For full expensing to apply, ‘qualifying expenditure’ includes certain types of plant and machinery which must be new and unused, must not have been given to the company as a gift or bought to lease to someone else. Cars are specifically excluded from the definition of qualifying expenditure.
Certain types of expenditure may qualify under the ‘special rate’. This does not allow for full expensing but a 50% first year allowance may be claimed instead. Capital allowances may be claimed on the balance at a rate of 6% per annum.
Expanding the cash basis – a consultation
HMRC has launched a new consultation in which it is welcoming views on options to extend the self-employment cash basis. The cash basis offers a simplified way of calculating taxable profits for income tax purposes.
The consultation will focus on various policy proposals including increasing the turnover thresholds to access the cash basis, setting the cash basis as the default option (with an opt-out if the taxpayer wished to adopt the accruals basis) and relaxing restrictions on using relief for losses. The consultation will close on 7 June.
VAT
The VAT registration threshold will be maintained at £85,000 and the de-registration threshold at £83,000 until 31 March 2026.
The standard rate and reduced rates of VAT remain unchanged at 20% and 5% respectively.
HMRC
HMRC has launched a consultation in which it is seeking views about how it could simplify and modernise the administration framework of its ‘income tax services’. The consultation will focus on the PAYE and Income Tax Self Assessment regimes. HMRC is particularly interested in encouraging taxpayers to deal with their income tax affairs digitally to ensure that services are as quick and easy as possible for taxpayers. The consultation will close on 7 June.

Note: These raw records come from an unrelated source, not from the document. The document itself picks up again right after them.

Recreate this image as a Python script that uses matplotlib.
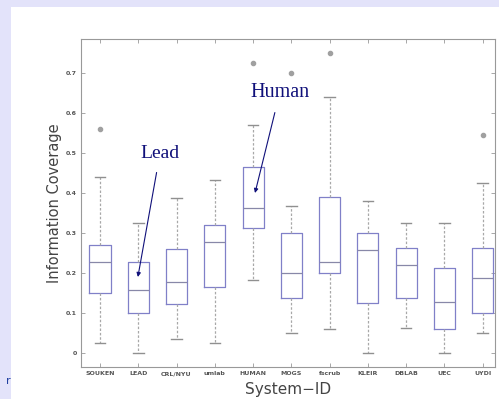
import matplotlib
matplotlib.use('Agg')
import matplotlib.pyplot as plt
from matplotlib.patches import Rectangle

# 系统名称
systems = ['SOUKEN', 'LEAD', 'CRL/NYU', 'umlab', 'HUMAN', 'MOGS',
           'fscrub', 'KLEIR', 'DBLAB', 'UEC', 'UYDI']

# 箱线图统计量
whislo = [0.025, 0.0, 0.035, 0.025, 0.183, 0.05, 0.06, 0.0, 0.063, 0.0, 0.05]
q1 = [0.15, 0.10, 0.122, 0.165, 0.312, 0.138, 0.20, 0.126, 0.137, 0.06, 0.10]
med = [0.227, 0.157, 0.177, 0.277, 0.362, 0.20, 0.228, 0.257, 0.22, 0.127, 0.187]
q3 = [0.27, 0.228, 0.26, 0.32, 0.465, 0.30, 0.39, 0.30, 0.262, 0.213, 0.262]
whishi = [0.44, 0.326, 0.388, 0.433, 0.57, 0.367, 0.64, 0.38, 0.325, 0.325, 0.425]
fliers = [[0.56], [], [], [], [0.726], [0.70], [0.75], [], [], [], [0.545]]

yticks = [0, 0.1, 0.2, 0.3, 0.4, 0.5, 0.6, 0.7]
ytick_labels = ['0', '0.1', '0.2', '0.3', '0.4', '0.5', '0.6', '0.7']

fig = plt.figure(figsize=(4.99, 3.99), dpi=100)
fig.patch.set_facecolor('#E3E3FA')
# 白色幻灯片区域
fig.patches.append(Rectangle((11 / 499, 0), 1, (399 - 7) / 399,
                             transform=fig.transFigure, facecolor='white',
                             edgecolor='none', zorder=-5))

ax = fig.add_axes([81 / 499, 1 - 367 / 399, (495 - 81) / 499, (367 - 39) / 399])
ax.set_facecolor('white')

stats = []
for i in range(len(systems)):
    stats.append({'whislo': whislo[i], 'q1': q1[i], 'med': med[i],
                  'q3': q3[i], 'whishi': whishi[i], 'fliers': fliers[i]})

ax.bxp(stats, positions=range(1, len(systems) + 1), widths=0.55,
       boxprops=dict(color='#8080C8', linewidth=0.9),
       medianprops=dict(color='#8888A8', linewidth=0.9),
       whiskerprops=dict(color='#A8A8A8', linewidth=0.9, linestyle=(0, (2, 1.5))),
       capprops=dict(color='#909090', linewidth=1.0),
       flierprops=dict(marker='o', markersize=3, markerfacecolor='#A0A0A0',
                       markeredgecolor='#A0A0A0'))

ax.set_xlim(0.504, 11.32)
ax.set_ylim(-0.035, 0.785)
ax.set_xticks(range(1, len(systems) + 1))
ax.set_xticklabels(systems, fontsize=4.5, color='#555555', fontweight='bold')
ax.set_yticks(yticks)
ax.set_yticklabels(ytick_labels, fontsize=4.5, color='#555555', fontweight='bold')
ax.tick_params(direction='in', length=3, width=0.6, color='#999999',
               top=True, right=True, pad=3)
for s in ax.spines.values():
    s.set_color('#999999')
    s.set_linewidth(0.8)

ax.set_ylabel('Information Coverage', fontsize=10.5, color='#444444', labelpad=3)
ax.set_xlabel('System\u2212ID', fontsize=11, color='#444444', labelpad=4)

# 注释
arrow = dict(arrowstyle='-|>', color='#10107A', lw=0.8, mutation_scale=6,
             shrinkA=6, shrinkB=0)
ax.annotate('Lead', xy=(1.99, 0.19), xytext=(2.57, 0.50), fontsize=14,
            family='Liberation Serif', color='#10107A', ha='center', va='center',
            arrowprops=arrow)
ax.annotate('Human', xy=(5.05, 0.40), xytext=(5.70, 0.652), fontsize=14.5,
            family='Liberation Serif', color='#10107A', ha='center', va='center',
            arrowprops=arrow)

fig.text(8 / 499, 1 - 381 / 399, 'r', fontsize=8, color='#2040A0',
         ha='center', va='center')

plt.savefig('out.png', dpi=100, facecolor=fig.get_facecolor())
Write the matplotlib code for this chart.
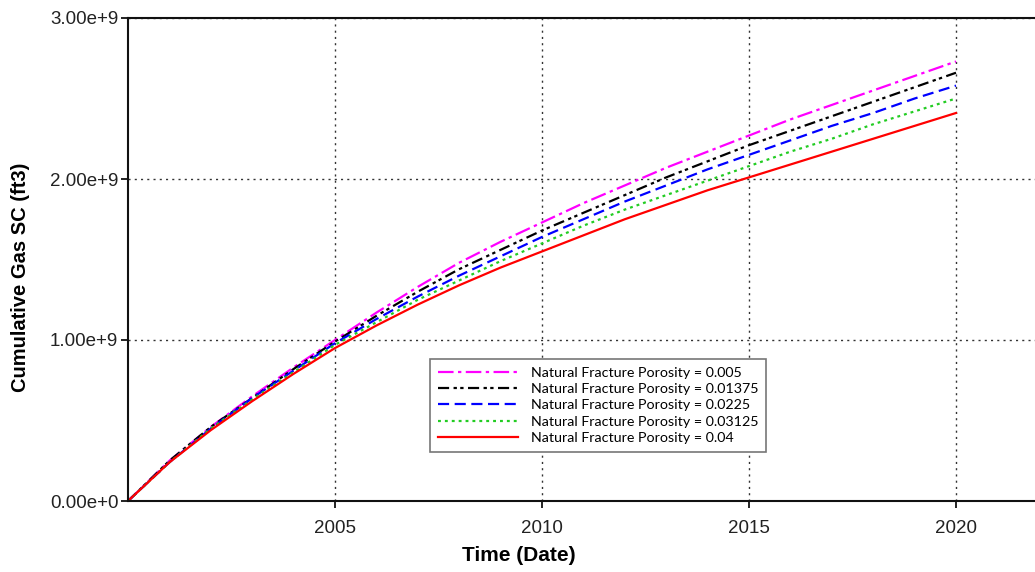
import numpy as np
import matplotlib.pyplot as plt
from matplotlib.ticker import FuncFormatter

# Cumulative gas production per year (units of 1e9 ft3)
years = [2000, 2001, 2002, 2003, 2004, 2005, 2006, 2007, 2008, 2009, 2010,
         2011, 2012, 2013, 2014, 2015, 2016, 2017, 2018, 2019, 2020]

gas_0005 = [0.0, 0.25, 0.46, 0.65, 0.83, 1.00, 1.17, 1.33, 1.48, 1.61, 1.73,
            1.85, 1.96, 2.07, 2.17, 2.27, 2.37, 2.46, 2.55, 2.64, 2.73]
gas_001375 = [0.0, 0.25, 0.46, 0.64, 0.82, 0.99, 1.15, 1.30, 1.44, 1.56, 1.68,
              1.79, 1.90, 2.01, 2.11, 2.21, 2.30, 2.39, 2.48, 2.57, 2.66]
gas_00225 = [0.0, 0.24, 0.45, 0.64, 0.81, 0.98, 1.13, 1.27, 1.40, 1.52, 1.64,
             1.75, 1.86, 1.96, 2.06, 2.15, 2.24, 2.33, 2.41, 2.50, 2.58]
gas_003125 = [0.0, 0.24, 0.45, 0.63, 0.80, 0.97, 1.11, 1.25, 1.37, 1.49, 1.60,
              1.71, 1.81, 1.90, 1.99, 2.08, 2.17, 2.25, 2.34, 2.42, 2.50]
gas_004 = [0.0, 0.24, 0.44, 0.62, 0.79, 0.95, 1.09, 1.22, 1.34, 1.45, 1.55,
           1.65, 1.75, 1.84, 1.93, 2.01, 2.09, 2.17, 2.25, 2.33, 2.41]

labels = ['Natural Fracture Porosity = 0.005',
          'Natural Fracture Porosity = 0.01375',
          'Natural Fracture Porosity = 0.0225',
          'Natural Fracture Porosity = 0.03125',
          'Natural Fracture Porosity = 0.04']

series = [gas_0005, gas_001375, gas_00225, gas_003125, gas_004]
colors = ['#ff00ff', '#000000', '#0000ff', '#22cc22', '#ff0000']
styles = [(0, (7, 2, 1.5, 2)),
          (0, (5, 2, 1.5, 1.5, 1.5, 2)),
          (0, (5, 2.5)),
          (0, (1.3, 1.8)),
          '-']

fig = plt.figure(figsize=(10.35, 5.72), dpi=100)
ax = fig.add_axes([128 / 1035, 71 / 572, 1 - 128 / 1035, 483 / 572])

for vals, lab, col, ls in zip(series, labels, colors, styles):
    ax.plot(years, np.array(vals) * 1e9, color=col, linestyle=ls,
            linewidth=1.6, label=lab)

ax.set_xlim(2000, 2000 + (1035 - 128) / 41.4)
ax.set_ylim(0, 3e9)
ax.set_xticks([2005, 2010, 2015, 2020])
ax.set_yticks([0, 1e9, 2e9, 3e9])
ax.yaxis.set_major_formatter(FuncFormatter(
    lambda v, p: '0.00e+0' if v == 0 else '%.2fe+9' % (v / 1e9)))

ax.grid(True, color='#333333', linestyle=(0, (1.5, 3)), linewidth=1.0)
ax.spines['right'].set_visible(False)
for s in ['left', 'bottom', 'top']:
    ax.spines[s].set_linewidth(1.5)
    ax.spines[s].set_color('#111111')

ax.tick_params(axis='both', direction='out', length=5, width=1.3,
               labelsize=13.5, colors='#111111')
ax.tick_params(axis='x', pad=9)
ax.tick_params(axis='y', pad=2)
for t in ax.get_xticklabels() + ax.get_yticklabels():
    t.set_fontfamily('Liberation Sans')
    t.set_color('#222222')

ax.set_xlabel('Time (Date)', fontsize=15, fontweight='bold',
              fontfamily='Liberation Sans')
ax.set_ylabel('Cumulative Gas SC (ft3)', fontsize=14.5, fontweight='bold',
              fontfamily='Liberation Sans')
ax.xaxis.set_label_coords((519 - 128) / 907, -45 / 483)
ax.yaxis.set_label_coords(-98 / 907, (501 - 277) / 483)

leg = ax.legend(loc='upper left', bbox_to_anchor=((430 - 128) / 907, (501 - 359) / 483),
                prop={'family': 'Lato', 'size': 10.3}, handlelength=5.6,
                handletextpad=0.9, labelspacing=0.3, borderpad=0.55,
                fancybox=False, framealpha=1, borderaxespad=0)
leg.get_frame().set_edgecolor('#777777')
leg.get_frame().set_linewidth(1.2)

fig.savefig('out.png', dpi=100)
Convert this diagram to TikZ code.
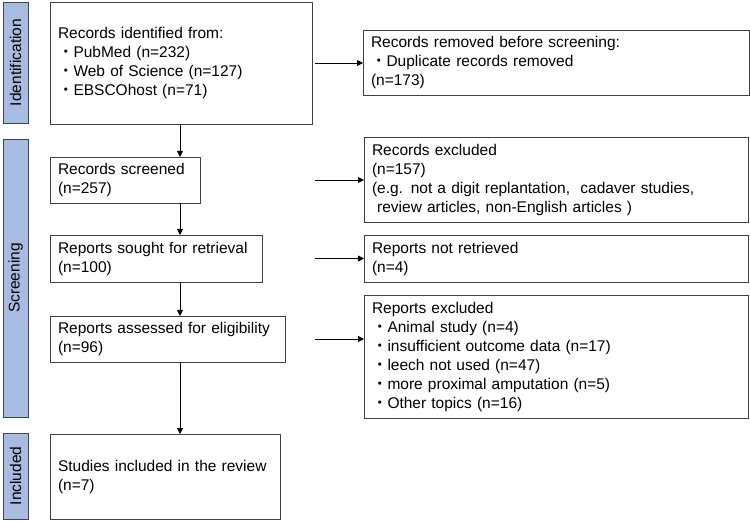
\documentclass[tikz,border=0pt]{standalone}
\usepackage{fontspec}
\setmainfont{Liberation Sans}
\newfontfamily\cjk{Noto Sans CJK JP}
\usetikzlibrary{arrows.meta}
\definecolor{barfill}{RGB}{168,188,226}
\definecolor{bardraw}{RGB}{60,70,88}
\definecolor{boxdraw}{RGB}{64,64,64}
\newcommand{\bul}{{\cjk ・}}
\begin{document}
\begin{tikzpicture}[x=1pt,y=-1pt,
  box/.style={draw=boxdraw, line width=0.9pt, rectangle, anchor=north west, inner xsep=8pt, inner ysep=0pt, outer sep=0pt, align=left, font=\fontsize{15.5}{19}\selectfont},
  bar/.style={draw=bardraw, fill=barfill, line width=0.9pt},
  barlabel/.style={rotate=90, font=\fontsize{15.5}{18}\selectfont},
  arr/.style={-{Triangle[length=6pt,width=6pt]}, line width=0.8pt, draw=black}]
\useasboundingbox (0,0) rectangle (750,521);
% side bars
\draw[bar] (3,2) rectangle (28,123);
\node[barlabel] (lid) at (15.5,62.5) {Identification};
\draw[bar] (3,139) rectangle (28,417);
\node[barlabel] (lsc) at (15.5,278) {Screening};
\draw[bar] (3,433) rectangle (28,519);
\node[barlabel] (lin) at (15.5,476) {Included};
% left boxes
\node[box, text width=246pt, minimum height=122pt] (b1) at (50,2) {Records identified from:\\\bul PubMed (n=232)\\\bul Web of Science (n=127)\\\bul EBSCOhost (n=71)};
\node[box, text width=134pt, minimum height=46pt] (b2) at (50,157) {Records screened\\(n=257)};
\node[box, text width=196pt, minimum height=47pt] (b3) at (50,235) {Reports sought for retrieval\\(n=100)};
\node[box, text width=219pt, minimum height=46pt] (b4) at (50,316) {Reports assessed for eligibility\\(n=96)};
\node[box, text width=214pt, minimum height=85pt] (b5) at (50,434) {Studies included in the review\\(n=7)};
% right boxes
\node[box, text width=370pt, minimum height=65pt] (r1) at (363,30) {Records removed before screening:\\\bul Duplicate records removed\\(n=173)};
\node[box, text width=368pt, minimum height=85pt] (r2) at (364,137) {Records excluded\\(n=157)\\(e.g. not a digit replantation,\ \ cadaver studies,\\\ review articles, non-English articles )};
\node[box, text width=368pt, minimum height=47pt] (r3) at (364,235) {Reports not retrieved\\(n=4)};
\node[box, text width=368pt, minimum height=123pt] (r4) at (364,295) {Reports excluded\\\bul Animal study (n=4)\\\bul insufficient outcome data (n=17)\\\bul leech not used (n=47)\\\bul more proximal amputation (n=5)\\\bul Other topics (n=16)};
% connectors
\coordinate (vx) at (180,0);
\coordinate (hx) at (315,0);
\draw[arr] (b1.south -| vx) -- (b2.north -| vx);
\draw[arr] (b2.south -| vx) -- (b3.north -| vx);
\draw[arr] (b3.south -| vx) -- (b4.north -| vx);
\draw[arr] (b4.south -| vx) -- (b5.north -| vx);
\draw[arr] (b1.east -| hx) -- (r1.west |- b1.east);
\draw[arr] (b2.east -| hx) -- (r2.west |- b2.east);
\draw[arr] (b3.east -| hx) -- (r3.west |- b3.east);
\draw[arr] (b4.east -| hx) -- (r4.west |- b4.east);
\end{tikzpicture}
\end{document}
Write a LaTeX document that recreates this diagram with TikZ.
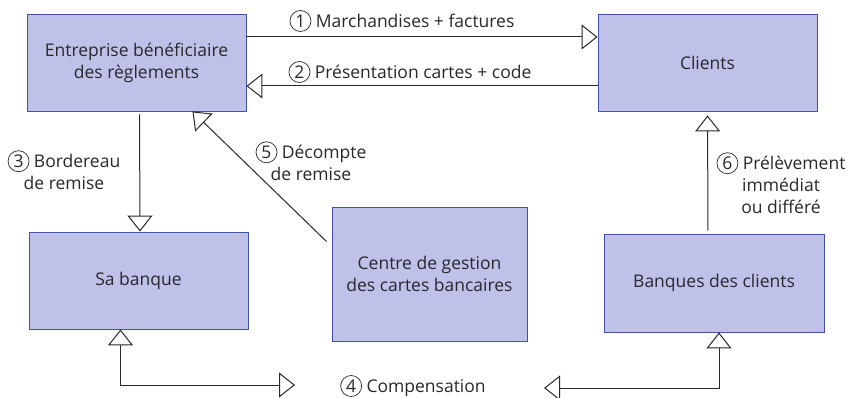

HMRC will consult shortly on the introduction of a possible new criminal offence to tackle promoters of tax avoidance schemes who do not comply with legal notices from HMRC to cease their promotion.
The government intends to double the maximum prison sentences for those convicted of the most serious forms of criminal tax fraud from seven to 14 years. However, at this stage it is not known when the measure will come into effect.